News You Can Lose...Media, Technology, etc.

Thursday, January 26, 2006

I was glad to see this piece (free reg. req'd) Mark Patinkin in the Providence Journal. It begins:

It was a journalistic turning point for me. I went to Newport to interview a man who had just sailed alone across the Atlantic. It was going to be a dramatic story about boldly facing down nature's fury. I asked him to tell me the most spectacular moments of his trip.

He said there weren't any. It was boring and lonely, and half the time, he was sick below deck.

But didn't he feel like a conqueror?

No, he still felt sick.

It didn't stop me. I kept pumping him for details I could turn into drama.

Then it hit me. I didn't have to. There was an even more compelling angle here: A feature about how crossing the ocean alone isn't all that it's cracked up to be.

That's how I wrote it. It made for great reading. And it had the added advantage of being accurate.



It reminded me of a conversation I had with my editor at the last paper I worked at. This editor prided himself on being a real "story teller" who cared for narrative more than the inverted pyramid.

Of course reporters, who all tend to fancy themselves the next Hemingway, ate this up (myslef included). Trouble was (and is with too much "narrative journalism") that there followed a willingness to pick one compelling theme/hook and make all the facts serve it.

In this case, we were going over a story I was doing on an old, disabled woman who was being threatened with eviction for having taken in her daughter's family after they themselves lost their home as the result of the son-in-law being injured at work and having no income.

My editor picked his theme, something along the lines of the poor "falling" through the cracks (Zero points for originality, I know). Without asking me how the son-in-law was injured, he started playing with a lead that had the guy falling off a ladder. Trouble was, that's not how it happened.

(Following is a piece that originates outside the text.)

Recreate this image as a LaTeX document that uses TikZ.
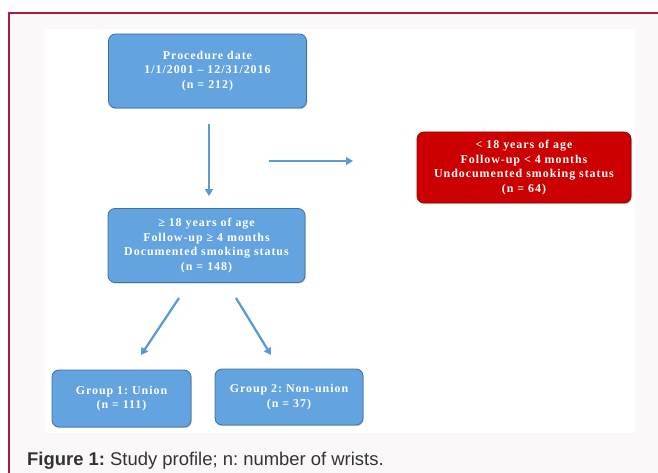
\documentclass[tikz,border=0pt]{standalone}
\usepackage{fontspec}
\setmainfont{Liberation Serif}
\newfontfamily\boxfont[LetterSpace=8]{Liberation Serif}
\newfontfamily\capfont{Liberation Sans}
\usetikzlibrary{arrows.meta,shadows}
\definecolor{boxblue}{HTML}{62A3E0}
\definecolor{boxblueline}{HTML}{3E71A0}
\definecolor{boxred}{HTML}{CC0000}
\definecolor{boxredline}{HTML}{8A0A0A}
\definecolor{arrowblue}{HTML}{5B9BD5}
\definecolor{framered}{HTML}{B01A40}
\definecolor{pagegrey}{HTML}{FAF8F9}
\definecolor{captext}{HTML}{333333}
\tikzset{
  stagebox/.style={draw=boxblueline, fill=boxblue, rounded corners=7pt, line width=0.8pt,
    text=white, align=center, inner sep=0pt,
    font=\boxfont\bfseries\fontsize{12}{14.5}\selectfont,
    drop shadow={opacity=0.35, shadow xshift=0.8pt, shadow yshift=-1.2pt}},
  excludebox/.style={stagebox, draw=boxredline, fill=boxred},
  flow/.style={draw=arrowblue, line width=2.3pt, -{Triangle[length=7pt,width=8pt]}},
}
\begin{document}
\frenchspacing
\begin{tikzpicture}[x=1bp,y=-1bp]
  \useasboundingbox (0,0) rectangle (658,473);
  % page and frame
  \fill[pagegrey] (9,13) rectangle (658,473);
  \fill[white] (45,29) rectangle (635,433);
  \draw[framered, line width=1.5pt] (9,473) -- (9,13) -- (658,13);
  % boxes
  \node[stagebox, minimum width=198bp, minimum height=74bp] (proc) at (207.5,71) {Procedure date\\1/1/2001 – 12/31/2016\\(n = 212)};
  \node[stagebox, minimum width=197bp, minimum height=74bp] (adult) at (206.5,245.5) {≥ 18 years of age\\Follow-up ≥ 4 months\\Documented smoking status\\(n = 148)};
  \node[excludebox, minimum width=214bp, minimum height=71bp] (excl) at (524,167.5) {< 18 years of age\\Follow-up < 4 months\\Undocumented smoking status\\(n = 64)};
  \node[stagebox, minimum width=139bp, minimum height=57bp] (union) at (121.5,398.5) {Group 1: Union\\(n = 111)};
  \node[stagebox, minimum width=148bp, minimum height=56bp] (nonunion) at (289,397) {Group 2: Non-union\\(n = 37)};
  % arrow ends
  \coordinate (exclStart) at (269,161);
  \coordinate (exclEnd) at (353,161);
  \coordinate (unionStart) at (179,298);
  \coordinate (unionEnd) at (141,355);
  \coordinate (nonunionStart) at (236,298);
  \coordinate (nonunionEnd) at (271,355);
  \draw[flow, shorten <=16bp, shorten >=12bp] (proc.south) ++(1.5,0) coordinate (procOut) -- (procOut |- adult.north);
  \draw[flow] (exclStart) -- (exclEnd);
  \draw[flow] (unionStart) -- (unionEnd);
  \draw[flow] (nonunionStart) -- (nonunionEnd);
  % caption
  \node[anchor=base west, inner sep=0pt, text=captext, font=\capfont\fontsize{18.5}{21}\selectfont] (caption) at (27,465) {\textbf{Figure 1:} Study profile; n: number of wrists.};
\end{tikzpicture}
\end{document}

I'm not saying my editor wanted to deliberately insert errors in the story. But you can see how this mindset could produce dangerous results, particularly in the form of reporters who put the telling of the story first and the facts of the story second, with tacit consent from the powers that be. Did this happen at this paper? You bet. Reporters feared having their stories called boring far more than they worried about being called out for playing fast and loose with the facts.